Go through the records and extract every line with the word "that".

— start of Data —

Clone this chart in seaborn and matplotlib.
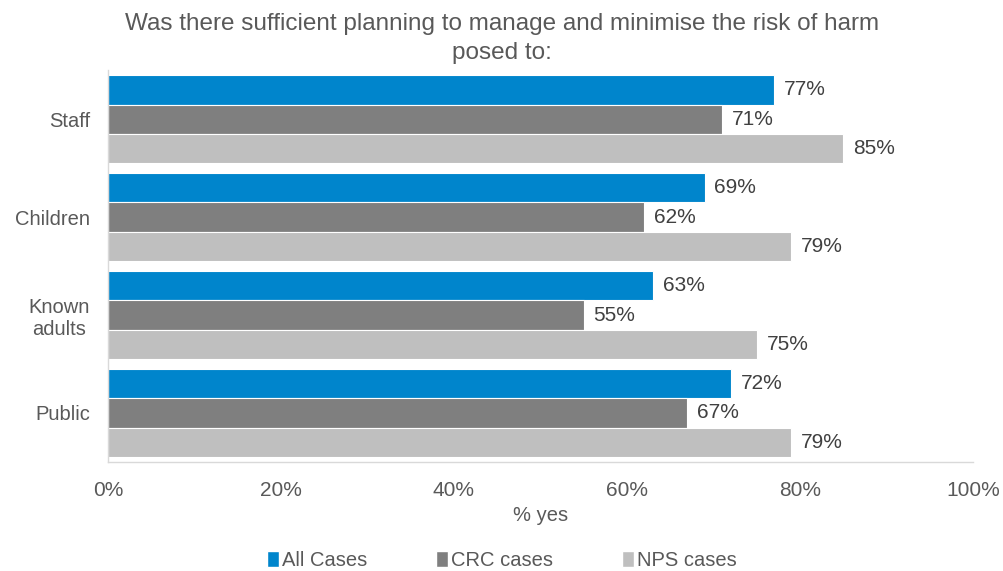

— end of Data —
— start of Data —

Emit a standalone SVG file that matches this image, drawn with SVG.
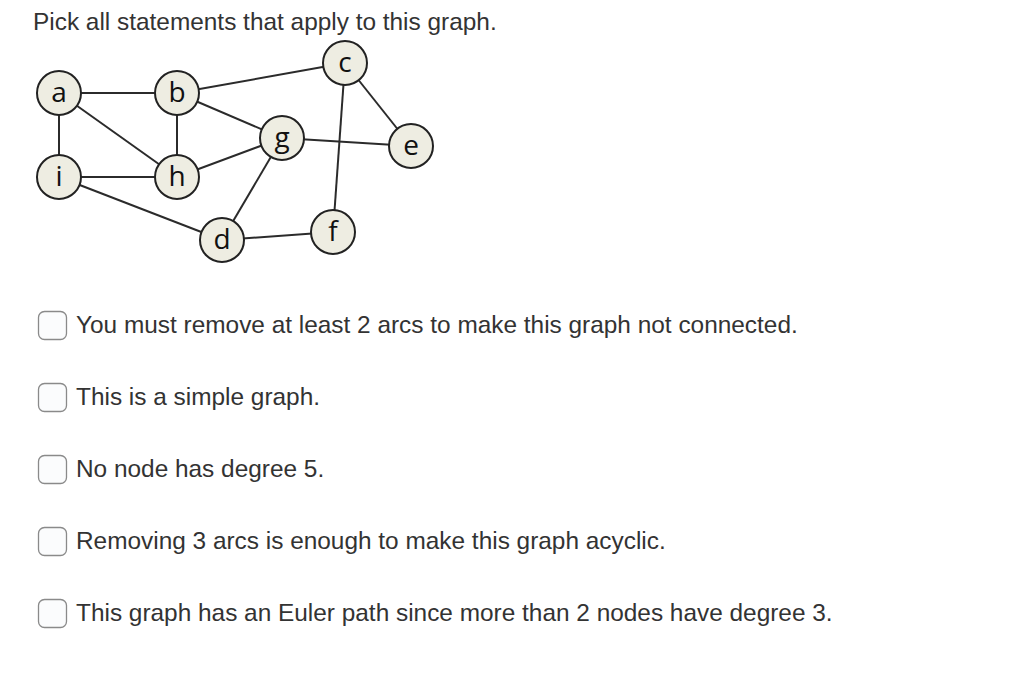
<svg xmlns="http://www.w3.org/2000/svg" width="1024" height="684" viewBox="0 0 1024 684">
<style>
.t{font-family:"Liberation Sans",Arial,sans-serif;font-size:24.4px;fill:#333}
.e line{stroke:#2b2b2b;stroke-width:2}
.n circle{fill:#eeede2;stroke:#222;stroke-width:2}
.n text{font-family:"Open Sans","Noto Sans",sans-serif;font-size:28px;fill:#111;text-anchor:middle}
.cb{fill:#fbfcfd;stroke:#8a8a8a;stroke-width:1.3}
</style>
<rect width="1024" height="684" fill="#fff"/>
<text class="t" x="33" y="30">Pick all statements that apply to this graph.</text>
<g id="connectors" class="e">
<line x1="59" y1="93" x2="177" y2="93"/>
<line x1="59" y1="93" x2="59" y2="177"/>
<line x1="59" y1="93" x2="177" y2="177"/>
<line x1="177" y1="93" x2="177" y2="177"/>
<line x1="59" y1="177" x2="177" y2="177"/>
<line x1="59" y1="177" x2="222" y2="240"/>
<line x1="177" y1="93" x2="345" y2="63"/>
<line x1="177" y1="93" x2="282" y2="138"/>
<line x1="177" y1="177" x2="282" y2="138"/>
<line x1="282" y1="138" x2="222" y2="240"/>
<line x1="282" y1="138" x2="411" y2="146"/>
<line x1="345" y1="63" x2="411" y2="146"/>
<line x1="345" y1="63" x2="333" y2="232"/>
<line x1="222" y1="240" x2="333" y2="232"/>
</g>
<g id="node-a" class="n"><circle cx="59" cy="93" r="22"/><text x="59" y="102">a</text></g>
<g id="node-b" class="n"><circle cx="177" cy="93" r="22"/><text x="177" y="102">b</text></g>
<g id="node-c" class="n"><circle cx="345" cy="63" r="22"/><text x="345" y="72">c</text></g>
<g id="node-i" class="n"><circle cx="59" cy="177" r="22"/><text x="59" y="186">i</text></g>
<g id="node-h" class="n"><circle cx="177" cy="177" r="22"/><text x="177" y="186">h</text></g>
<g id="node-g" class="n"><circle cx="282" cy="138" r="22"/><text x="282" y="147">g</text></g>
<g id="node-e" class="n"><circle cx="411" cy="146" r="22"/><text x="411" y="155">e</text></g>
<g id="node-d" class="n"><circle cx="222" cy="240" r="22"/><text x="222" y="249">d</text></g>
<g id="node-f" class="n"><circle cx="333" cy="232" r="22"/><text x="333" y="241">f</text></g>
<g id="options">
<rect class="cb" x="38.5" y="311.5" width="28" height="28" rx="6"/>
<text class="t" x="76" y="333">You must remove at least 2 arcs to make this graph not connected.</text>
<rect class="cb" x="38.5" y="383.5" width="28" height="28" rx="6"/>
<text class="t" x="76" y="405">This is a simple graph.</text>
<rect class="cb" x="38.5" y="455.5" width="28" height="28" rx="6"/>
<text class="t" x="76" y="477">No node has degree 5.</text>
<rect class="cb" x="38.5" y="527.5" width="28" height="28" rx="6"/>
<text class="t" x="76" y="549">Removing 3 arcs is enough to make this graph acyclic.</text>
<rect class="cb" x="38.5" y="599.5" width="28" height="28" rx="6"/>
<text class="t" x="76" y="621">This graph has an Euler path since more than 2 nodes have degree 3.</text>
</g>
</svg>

— end of Data —

Complete output:
Emit a standalone SVG file that matches this image, drawn with SVG.
<text class="t" x="33" y="30">Pick all statements that apply to this graph.</text>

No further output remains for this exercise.